Fui de viagem com José Pedro Castanheira e a sua Volta aos Açores em 15 Dias, um convite irresistível a explorar os Açores, com descrições ricas que nos fazem sentir o aroma do mar e ouvir o vento das ilhas. Uma obra que junta viagens, história e cultura, despertando a vontade do desconhecido.
Fui desafiada por Martim Sousa Tavares a Falar Piano e Tocar Francês, com um tom descontraído e ao mesmo tempo profundo, neste livro em que o autor entrelaça música, literatura e experiências pessoais num diálogo apaixonado sobre as artes. É uma leitura absolutamente enriquecedora, ideal para quem busca descobrir novas formas de olhar para a cultura.

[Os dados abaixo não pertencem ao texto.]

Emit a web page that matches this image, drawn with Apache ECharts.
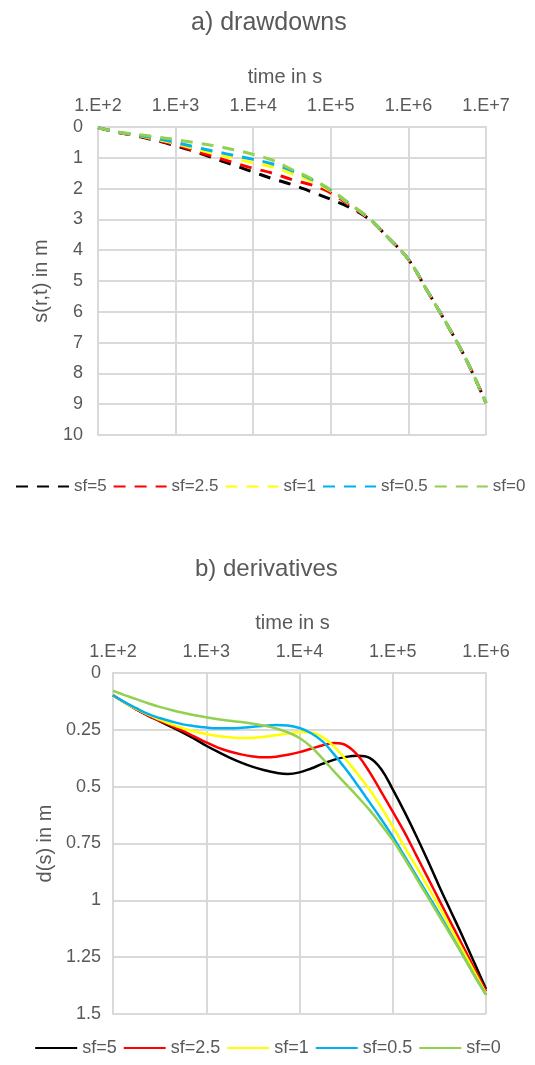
<!DOCTYPE html>
<html><head><meta charset="utf-8">
<script src="https://cdn.jsdelivr.net/npm/echarts@6/dist/echarts.min.js"></script>
<style>html,body{margin:0;padding:0;background:#fff}#c{width:535px;height:1065px}</style>
</head><body><div id="c"></div>
<script>
// ---- data ----
const seriesNames = ['sf=5', 'sf=2.5', 'sf=1', 'sf=0.5', 'sf=0'];
const seriesColors = ['#000000', '#ff0000', '#ffff00', '#00b0f0', '#92d050'];

// a) drawdowns
const timeA = [100, 178, 316, 562, 1000, 1778, 3162, 5623, 10000, 17783, 31623, 56234,
  100000, 177828, 316228, 562341, 1000000, 1778279, 3162278, 5623413, 10000000];
const drawSf5  = [0.02, 0.17, 0.29, 0.44, 0.61, 0.80, 1.02, 1.24, 1.46, 1.68, 1.87, 2.10, 2.35, 2.62, 3.01, 3.62, 4.30, 5.35, 6.42, 7.58, 8.96];
const drawSf25 = [0.02, 0.17, 0.28, 0.43, 0.58, 0.78, 0.97, 1.16, 1.34, 1.50, 1.71, 1.88, 2.14, 2.56, 3.00, 3.62, 4.30, 5.35, 6.42, 7.58, 8.96];
const drawSf1  = [0.02, 0.16, 0.27, 0.40, 0.54, 0.71, 0.87, 1.02, 1.16, 1.30, 1.52, 1.76, 2.08, 2.52, 2.99, 3.62, 4.30, 5.35, 6.42, 7.58, 8.96];
const drawSf05 = [0.02, 0.16, 0.26, 0.37, 0.50, 0.65, 0.79, 0.92, 1.05, 1.20, 1.42, 1.70, 2.05, 2.51, 2.98, 3.62, 4.30, 5.35, 6.42, 7.58, 8.96];
const drawSf0  = [0.02, 0.16, 0.24, 0.32, 0.41, 0.51, 0.61, 0.74, 0.89, 1.08, 1.38, 1.68, 2.04, 2.50, 2.98, 3.62, 4.30, 5.35, 6.42, 7.58, 8.96];
const tickLabelsA = ['1.E+2', '1.E+3', '1.E+4', '1.E+5', '1.E+6', '1.E+7'];

// b) derivatives
const timeB = [100, 133, 178, 237, 316, 422, 562, 750, 1000, 1334, 1778, 2371, 3162, 4217, 5623, 7499,
  10000, 13335, 17783, 23714, 31623, 42170, 56234, 74989, 100000, 133352, 177828, 237137,
  316228, 421697, 562341, 749894, 1000000];
const derSf5  = [0.098, 0.130, 0.160, 0.187, 0.212, 0.237, 0.262, 0.290, 0.320, 0.347, 0.372, 0.394, 0.413, 0.428, 0.439, 0.444,
  0.437, 0.420, 0.399, 0.381, 0.369, 0.364, 0.373, 0.422, 0.512, 0.610, 0.715, 0.825, 0.940, 1.050, 1.160, 1.275, 1.390];
const derSf25 = [0.098, 0.130, 0.160, 0.186, 0.210, 0.232, 0.255, 0.280, 0.305, 0.328, 0.345, 0.358, 0.367, 0.371, 0.368, 0.360,
  0.348, 0.333, 0.318, 0.308, 0.318, 0.362, 0.435, 0.522, 0.610, 0.700, 0.800, 0.900, 1.000, 1.100, 1.200, 1.300, 1.400];
const derSf1  = [0.098, 0.130, 0.158, 0.183, 0.205, 0.226, 0.243, 0.257, 0.268, 0.277, 0.283, 0.286, 0.285, 0.280, 0.274, 0.266,
  0.259, 0.262, 0.283, 0.325, 0.382, 0.445, 0.512, 0.590, 0.675, 0.765, 0.850, 0.940, 1.030, 1.125, 1.220, 1.315, 1.410];
const derSf05 = [0.098, 0.128, 0.155, 0.180, 0.198, 0.213, 0.226, 0.234, 0.240, 0.243, 0.243, 0.241, 0.237, 0.232, 0.229, 0.231,
  0.242, 0.265, 0.302, 0.360, 0.425, 0.495, 0.568, 0.642, 0.720, 0.805, 0.890, 0.975, 1.060, 1.150, 1.240, 1.330, 1.415];
const derSf0  = [0.078, 0.097, 0.115, 0.133, 0.149, 0.163, 0.175, 0.186, 0.195, 0.203, 0.210, 0.216, 0.223, 0.232, 0.244, 0.261,
  0.286, 0.325, 0.378, 0.435, 0.490, 0.545, 0.602, 0.667, 0.735, 0.815, 0.900, 0.985, 1.070, 1.155, 1.240, 1.330, 1.415];
const tickLabelsB = ['1.E+2', '1.E+3', '1.E+4', '1.E+5', '1.E+6'];

// ---- chart ----
const FONT = 'Liberation Sans, Arial, sans-serif';
const TXT = '#595959';
const GRID = '#d9d9d9';
const chart = echarts.init(document.getElementById('c'));
const drawSets = [drawSf5, drawSf25, drawSf1, drawSf05, drawSf0];
const derSets = [derSf5, derSf25, derSf1, derSf05, derSf0];

const zip = (xs, ys) => xs.map((x, i) => [x, ys[i]]);
const series = [];
seriesNames.forEach((n, i) => {
  series.push({
    name: 'a:' + n, type: 'line', xAxisIndex: 0, yAxisIndex: 0,
    data: zip(timeA, drawSets[i]), smooth: 0.4, symbol: 'none', animation: false,
    lineStyle: { color: seriesColors[i], width: 3, type: [12, 9] },
    itemStyle: { color: seriesColors[i] }
  });
});
seriesNames.forEach((n, i) => {
  series.push({
    name: 'b:' + n, type: 'line', xAxisIndex: 1, yAxisIndex: 1,
    data: zip(timeB, derSets[i]), smooth: 0.4, symbol: 'none', animation: false,
    lineStyle: { color: seriesColors[i], width: 2.5 },
    itemStyle: { color: seriesColors[i] }
  });
});

function xAxisCfg(gridIndex, maxV, labels) {
  return {
    gridIndex, type: 'log', logBase: 10, min: 100, max: maxV, position: 'top',
    name: 'time in s', nameLocation: 'middle', nameGap: 40,
    nameTextStyle: { fontSize: 20, color: TXT, fontFamily: FONT, padding: [0, 14, 0, 0] },
    axisLine: { show: true, lineStyle: { color: GRID, width: 2 } },
    axisTick: { show: false },
    axisLabel: { fontSize: 18, color: TXT, fontFamily: FONT, margin: 12,
      formatter: v => labels[Math.round(Math.log10(v)) - 2] },
    splitLine: { show: true, lineStyle: { color: GRID, width: 2 } },
    minorTick: { show: false }, minorSplitLine: { show: false }
  };
}
function yAxisCfg(gridIndex, maxV, step, name, gap, margin) {
  return {
    gridIndex, type: 'value', inverse: true, min: 0, max: maxV, interval: step,
    name, nameLocation: 'middle', nameGap: gap,
    nameTextStyle: { fontSize: 20, color: TXT, fontFamily: FONT },
    axisLine: { show: true, lineStyle: { color: GRID, width: 2 } },
    axisTick: { show: false },
    axisLabel: { fontSize: 18, color: TXT, fontFamily: FONT, margin },
    splitLine: { show: true, lineStyle: { color: GRID, width: 2 } }
  };
}

chart.setOption({
  backgroundColor: '#ffffff',
  animation: false,
  title: [
    { text: 'a) drawdowns', left: 186, top: 6,
      textStyle: { fontSize: 25, fontWeight: 'normal', color: TXT, fontFamily: FONT } },
    { text: 'b) derivatives', left: 190, top: 552,
      textStyle: { fontSize: 24, fontWeight: 'normal', color: TXT, fontFamily: FONT } }
  ],
  grid: [
    { left: 98, top: 127, width: 388, height: 308, outerBoundsMode: 'none', containLabel: false },
    { left: 113, top: 673, width: 373, height: 341, outerBoundsMode: 'none', containLabel: false }
  ],
  xAxis: [xAxisCfg(0, 1e7, tickLabelsA), xAxisCfg(1, 1e6, tickLabelsB)],
  yAxis: [yAxisCfg(0, 10, 1, 's(r,t) in m', 47, 15), yAxisCfg(1, 1.5, 0.25, 'd(s) in m', 56, 12)],
  legend: [
    { data: seriesNames.map(n => 'a:' + n), left: 10, top: 473, width: 700,
      itemWidth: 53, itemHeight: 14, itemGap: 6,
      itemStyle: { opacity: 0 },
      formatter: n => n.slice(2),
      textStyle: { fontSize: 17, color: TXT, fontFamily: FONT } },
    { data: seriesNames.map(n => 'b:' + n), left: 'center', top: 1034, width: 700,
      itemWidth: 42, itemHeight: 14, itemGap: 6,
      itemStyle: { opacity: 0 },
      formatter: n => n.slice(2),
      textStyle: { fontSize: 18, color: TXT, fontFamily: FONT } }
  ],
  series
});
</script></body></html>
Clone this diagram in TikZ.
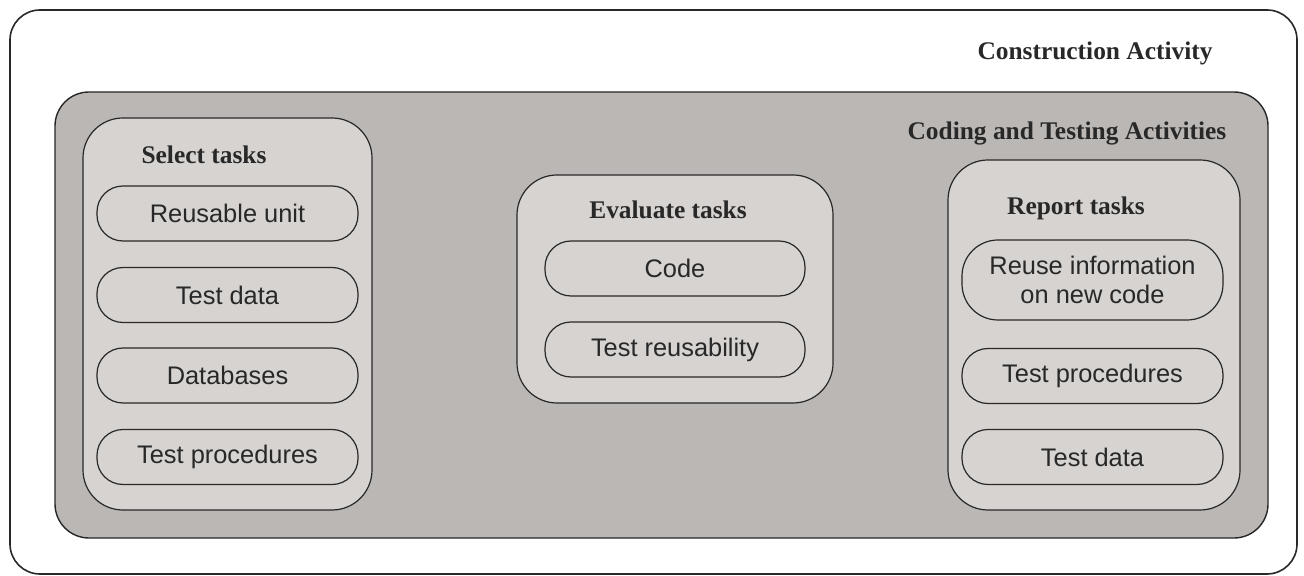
\documentclass[tikz,border=0pt]{standalone}
\usepackage{fontspec}
\setmainfont{Liberation Serif}
\newfontfamily\itemfont{Liberation Sans}
\definecolor{panelgray}{RGB}{186,183,181}
\definecolor{boxgray}{RGB}{214,211,209}
\definecolor{inkc}{RGB}{40,40,40}
\begin{document}
\begin{tikzpicture}[x=0.5pt,y=-0.5pt,
  outerbox/.style={draw=inkc,line width=0.8pt,rounded corners=15pt,rectangle,inner sep=0pt},
  panelbox/.style={draw=inkc,line width=0.7pt,fill=panelgray,rounded corners=17pt,rectangle,inner sep=0pt},
  groupbox/.style={draw=inkc,line width=0.6pt,fill=boxgray,rounded corners=20pt,rectangle,inner sep=0pt},
  itembox/.style={draw=inkc,line width=0.6pt,fill=boxgray,rounded corners=13pt,rectangle,inner sep=0pt,
     minimum width=130.5pt,minimum height=27.5pt,font=\itemfont\fontsize{12.7}{14.5}\selectfont,text=inkc,align=center},
  title/.style={font=\bfseries\fontsize{12.7}{15}\selectfont,text=inkc,inner sep=0pt}
]
\useasboundingbox (0,0) rectangle (1304,576);
\node[outerbox,minimum width=643.5pt,minimum height=282pt] (outer) at (653.5,292) {};
\node[panelbox,minimum width=606.5pt,minimum height=223pt] (panel) at (661.5,315) {};
\node[title] (construction) at (1095,53) {Construction Activity};
\node[title] (coding) at (1067,133) {Coding and Testing Activities};
% select
\node[groupbox,minimum width=144.5pt,minimum height=196pt] (select) at (227.5,314) {};
\node[title] (selectt) at (204,155) {Select tasks};
\node[itembox] (s1) at (227.5,213.5) {Reusable unit};
\node[itembox] (s2) at (227.5,295) {Test data};
\node[itembox] (s3) at (227.5,375.5) {Databases};
\node[itembox] (s4) at (227.5,457) {Test procedures};
% evaluate
\node[groupbox,minimum width=158pt,minimum height=114pt] (eval) at (675,289) {};
\node[title] (evalt) at (668,210) {Evaluate tasks};
\node[itembox,minimum width=130pt] (e1) at (675,268.5) {Code};
\node[itembox,minimum width=130pt] (e2) at (675,349.5) {Test reusability};
% report
\node[groupbox,minimum width=146pt,minimum height=175pt] (report) at (1094,335) {};
\node[title] (reportt) at (1076,208) {Report tasks};
\node[itembox,minimum height=40pt,rounded corners=18pt] (r1) at (1092.5,280) {Reuse information\\on new code};
\node[itembox] (r2) at (1092.5,376) {Test procedures};
\node[itembox] (r3) at (1092.5,457) {Test data};
\end{tikzpicture}
\end{document}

Também fez parte das minhas leituras em 2024 Deus na Escuridão, de Valter Hugo Mãe, uma obra em que somos convidados a refletir sobre o divino, não como algo distante, mas como uma presença na escuridão, nos nossos medos e dúvidas. Com a sua prosa inconfundível, o autor traz-nos conforto e provocações em igual medida.
A terminar o ano, acompanhou-me mais um livro instigante, A Última Conversa – Agostinho da Silva, uma entrevista de Luís Machado, com Prefácio de Eduardo Lourenço.
2025 começou. E volta a estar tudo em aberto no paraíso de que Borges nos falou. Venha o tango literário, que não nos falha.